── Available data

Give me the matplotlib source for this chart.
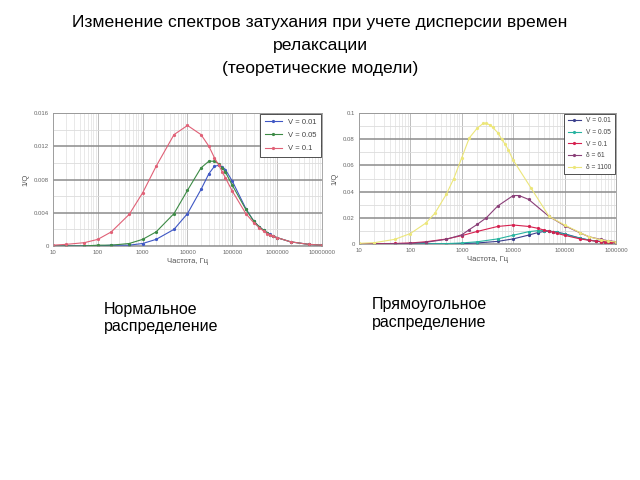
import numpy as np
import matplotlib.pyplot as plt
from matplotlib.ticker import FixedLocator, LogLocator, NullFormatter

plt.rcParams['font.family'] = ['Liberation Sans', 'DejaVu Sans']

# ── Data ───────────────────────────────────────────────────────────────────────
title = "Изменение спектров затухания при учете дисперсии времен\nрелаксации\n(теоретические модели)"

# left chart: normal distribution
f_left = [10, 20, 50, 100, 200, 500, 1000, 2000, 5000, 10000, 20000, 30000, 40000,
          50000, 60000, 70000, 100000, 200000, 300000, 400000, 500000, 600000,
          700000, 800000, 1000000, 2000000, 5000000, 10000000]
v001 = [0, 0, 0, 0, 0.0001, 0.0001, 0.0003, 0.0008, 0.0020, 0.0039, 0.0068, 0.0087,
        0.0096, 0.0097, 0.0095, 0.0092, 0.0078, 0.0045, 0.0030, 0.0023, 0.0019,
        0.0016, 0.0014, 0.0012, 0.0010, 0.0005, 0.0002, 0.0001]
v005 = [0, 0, 0, 0.0001, 0.0001, 0.0003, 0.0008, 0.0017, 0.0039, 0.0067, 0.0094,
        0.0102, 0.0102, 0.0099, 0.0094, 0.0089, 0.0073, 0.0044, 0.0030, 0.0023,
        0.0019, 0.0016, 0.0013, 0.0012, 0.0010, 0.0005, 0.0002, 0.0001]
v01 = [0.0001, 0.0002, 0.0004, 0.0008, 0.0017, 0.0038, 0.0064, 0.0096, 0.0134,
       0.0145, 0.0134, 0.0120, 0.0106, 0.0097, 0.0089, 0.0082, 0.0066, 0.0039,
       0.0028, 0.0022, 0.0018, 0.0015, 0.0013, 0.0012, 0.0010, 0.0005, 0.0002, 0.0001]

# right chart: rectangular distribution (V curves reuse left data up to 1e6)
n_r = 25
f_d61 = [10, 20, 50, 100, 200, 500, 1000, 1400, 2000, 3000, 5000, 10000, 13000,
         20000, 50000, 100000, 200000, 300000, 500000, 700000, 1000000]
d61 = [0, 0.0001, 0.0003, 0.0005, 0.0013, 0.0036, 0.007, 0.011, 0.015, 0.020,
       0.029, 0.037, 0.037, 0.034, 0.021, 0.014, 0.0085, 0.0055, 0.0035, 0.0025, 0.0018]
f_d1100 = [10, 20, 50, 100, 200, 300, 500, 700, 1000, 1400, 2000, 2600, 3000, 3500,
           4000, 5000, 6000, 7000, 8000, 10000, 22000, 50000, 100000, 200000,
           300000, 500000, 700000, 1000000]
d1100 = [0.0005, 0.001, 0.0036, 0.008, 0.016, 0.0235, 0.038, 0.050, 0.066, 0.081,
         0.0885, 0.092, 0.092, 0.091, 0.089, 0.085, 0.080, 0.076, 0.072, 0.064,
         0.043, 0.021, 0.0145, 0.0087, 0.0055, 0.0032, 0.0022, 0.0015]

fig = plt.figure(figsize=(6.4, 4.8), dpi=100)
fig.text(0.5, 1 - 15/480, title, ha='center', va='top', fontsize=12.6, linespacing=1.68)
fig.text(104/640, 1 - 302/480, "Нормальное\nраспределение", ha='left', va='top',
         fontsize=11.5, linespacing=1.15)
fig.text(372/640, 1 - 297/480, "Прямоугольное\nраспределение", ha='left', va='top',
         fontsize=11.5, linespacing=1.25)


def style_axes(ax, xmax, ymax, ystep):
    ax.set_xscale('log')
    ax.set_xlim(10, xmax)
    ax.set_ylim(0, ymax)
    ax.set_yticks(np.arange(0, ymax + ystep / 2, ystep))
    ax.yaxis.set_minor_locator(FixedLocator(np.arange(ystep / 2, ymax, ystep)))
    ax.xaxis.set_major_locator(LogLocator(base=10, numticks=12))
    ax.xaxis.set_minor_locator(LogLocator(base=10, subs=np.arange(2, 10), numticks=12))
    ax.xaxis.set_minor_formatter(NullFormatter())
    ax.xaxis.set_major_formatter(plt.FuncFormatter(lambda v, p: f"{int(round(v))}"))
    ax.grid(True, which='major', axis='y', color='#8c8c8c', lw=1.1)
    ax.grid(True, which='minor', axis='y', color='#dcdcdc', lw=0.6)
    ax.grid(True, which='major', axis='x', color='#bdbdbd', lw=0.7)
    ax.grid(True, which='minor', axis='x', color='#e0e0e0', lw=0.5)
    ax.set_axisbelow(True)
    ax.tick_params(which='both', length=0, labelsize=4.3, colors='#666666', pad=3)
    for s in ax.spines.values():
        s.set_color('#9a9a9a')
        s.set_linewidth(0.6)
    ax.set_xlabel('Частота, Гц', fontsize=5.5, color='#555555', labelpad=2)
    ax.set_ylabel('1/Q', fontsize=5.5, color='#555555', labelpad=3)


kw = dict(lw=0.8, marker='o', ms=1.3)

# ── Left chart ────────────────────────────────────────────────────────────────
ax1 = fig.add_axes([53/640, 1 - 246/480, 269/640, 133/480])
ax1.plot(f_left, v001, color='#3f57c4', label='V = 0.01', **kw)
ax1.plot(f_left, v005, color='#3c8a45', label='V = 0.05', **kw)
ax1.plot(f_left, v01, color='#e06076', label='V = 0.1', **kw)
style_axes(ax1, 1e7, 0.016, 0.004)
ax1.set_yticklabels(['0', '0.004', '0.008', '0.012', '0.016'])
ax1.legend(loc='upper right', fontsize=5.5, frameon=True, fancybox=False,
           edgecolor='#333333', framealpha=1, handlelength=2.2, borderpad=0.6,
           labelspacing=0.75, borderaxespad=0.15,
           labelcolor='#444444').get_frame().set_linewidth(0.6)

# ── Right chart ───────────────────────────────────────────────────────────────
ax2 = fig.add_axes([359/640, 1 - 244/480, 257/640, 131/480])
ax2.plot(f_left[:n_r], v001[:n_r], color='#3b3f8c', label='V = 0.01', **kw)
ax2.plot(f_left[:n_r], v005[:n_r], color='#27b3a0', label='V = 0.05', **kw)
ax2.plot(f_left[:n_r], v01[:n_r], color='#d6204f', label='V = 0.1', **kw)
ax2.plot(f_d61, d61, color='#8a3f78', label='δ = 61', **kw)
ax2.plot(f_d1100, d1100, color='#ece67a', label='δ = 1100', **kw)
style_axes(ax2, 1e6, 0.1, 0.02)
ax2.set_yticklabels(['0', '0.02', '0.04', '0.06', '0.08', '0.1'])
ax2.legend(loc='upper right', fontsize=4.8, frameon=True, fancybox=False,
           edgecolor='#333333', framealpha=1, handlelength=2.0, borderpad=0.5,
           labelspacing=0.7, borderaxespad=0.15,
           labelcolor='#444444').get_frame().set_linewidth(0.6)

plt.savefig('out.png', dpi=100, facecolor='white')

────

**Work to be completed**
From the first line above to the line containing "спектров затухания при", repeat each line exactly. Pictures stay out.

**Answer in full**
Give me the matplotlib source for this chart.
import numpy as np
import matplotlib.pyplot as plt
from matplotlib.ticker import FixedLocator, LogLocator, NullFormatter

plt.rcParams['font.family'] = ['Liberation Sans', 'DejaVu Sans']

# ── Data ───────────────────────────────────────────────────────────────────────
title = "Изменение спектров затухания при учете дисперсии времен\nрелаксации\n(теоретические модели)"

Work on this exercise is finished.